Por eso hay que reformar el CNE, exigir independencia y pensar en la Nación antes que en los partidos. Así se defiende la transparencia y la credibilidad de la democracia.

30 de agosto de 2018 Por: Editorial .

A voto limpio y luego de los acostumbrados acuerdos y pujas entre aspirantes y partidos, el pasado miércoles fueron elegidos los nuevos magistrados del Consejo Nacional Electoral (CNE), institución que se supone es el máximo organismo del Estado en materia electoral y política. Pero, ante los hechos recientes, así como muchos anteriores que ponen en duda su imparcialidad, debe preguntarse ¿para qué sirve esa entidad?

Basta empezar por la forma en que se eligen esos magistrados para darse cuenta de dónde nacen las críticas y las dudas. Ante la importancia que tiene esa institución para proteger y garantizar la transparencia de la democracia, la hoja de vida de estos funcionarios debería ser la razón principal para su designación. Sin embargo, y como sucede cada cuatro años, lo que se confirmó esta semana fue que primó el carácter partidista de los aspirantes, y la disputa o las alianzas de los partidos para mantener sus cuotas de poder en una entidad llamada a ser juez de la política colombiana.
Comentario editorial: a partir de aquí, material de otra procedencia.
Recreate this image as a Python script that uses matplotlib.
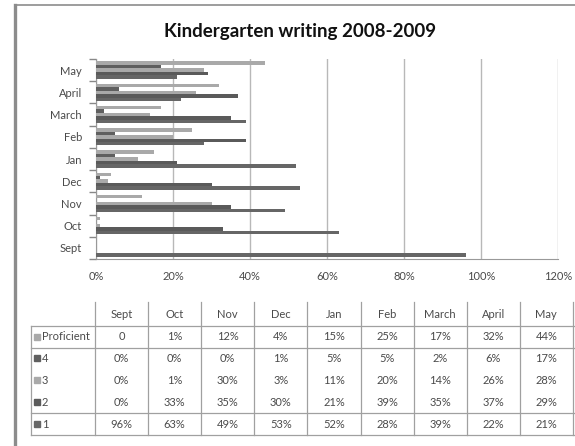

Un vistazo de algunos de los asuntos que ha tenido a su cargo en los últimos años puede dar idea de la razón por la cual existen tantas preocupaciones. Está la elección y reelección del presidente Juan Manuel Santos, los vínculos del escándalo de Odebrecht con un amplio espectro de la clase política, las continuas y frecuentes denuncias de corrupción en las elecciones que obligan a tomar decisiones sobre las curules afectadas por doble militancia o por compra de votos.

En muchos de esos casos la respuesta ha sido la prescripción de los procesos que el CNE inició, cuando no es la abstención para tomar decisiones alegando incompetencia o falta de pruebas. Con ello, quienes así han actuado haciendo valer las mayorías, han dejado un olor a dependencia de sus partidos y de sus jefes, lo que le ha hecho un gran daño a la credibilidad del Consejo al cual pertenecen.

El último caso es demostrativo: el señor Gustavo Petro nunca constituyó un partido, ni pidió su inscripción como tal, además permitió que sus aliados usaran otros partidos para elegirse en el Congreso. Es decir, su candidatura fue el resultado de una coalición y no de un partido legal.

Total, obtuvo ocho millones de votos, seis de sus amigos fueron elegidos al Congreso, él se hizo acreedor a una curul como Senador y a otra en la Cámara de Representantes para su fórmula vicepresidencial.

Pero el senador y excandidato no podrá ejercer los derechos que creó la ley de la oposición, porque su partido no existe como tal, pues no cumplió los requisitos fijados por la Constitución y las leyes. Ahora resulta que de nuevo el señor Petro es víctima de la persecución contra sus derechos, aunque haya desconocido las normas sobre la materia, según la sentencia del Consejo Nacional Electoral.

Y el CNE es blanco de las críticas y sus fallos puestos en duda, arriesgando a ser objeto de las consabidas demandas del señor Petro ante la Comisión Interamericana de Derechos Humanos. Esa es la consecuencia de la atmósfera que rodea a ese organismo y su origen partidista. Por eso hay que reformar el CNE, exigir independencia y pensar en la Nación antes que en los partidos. Así se defiende la transparencia y la credibilidad de la democracia.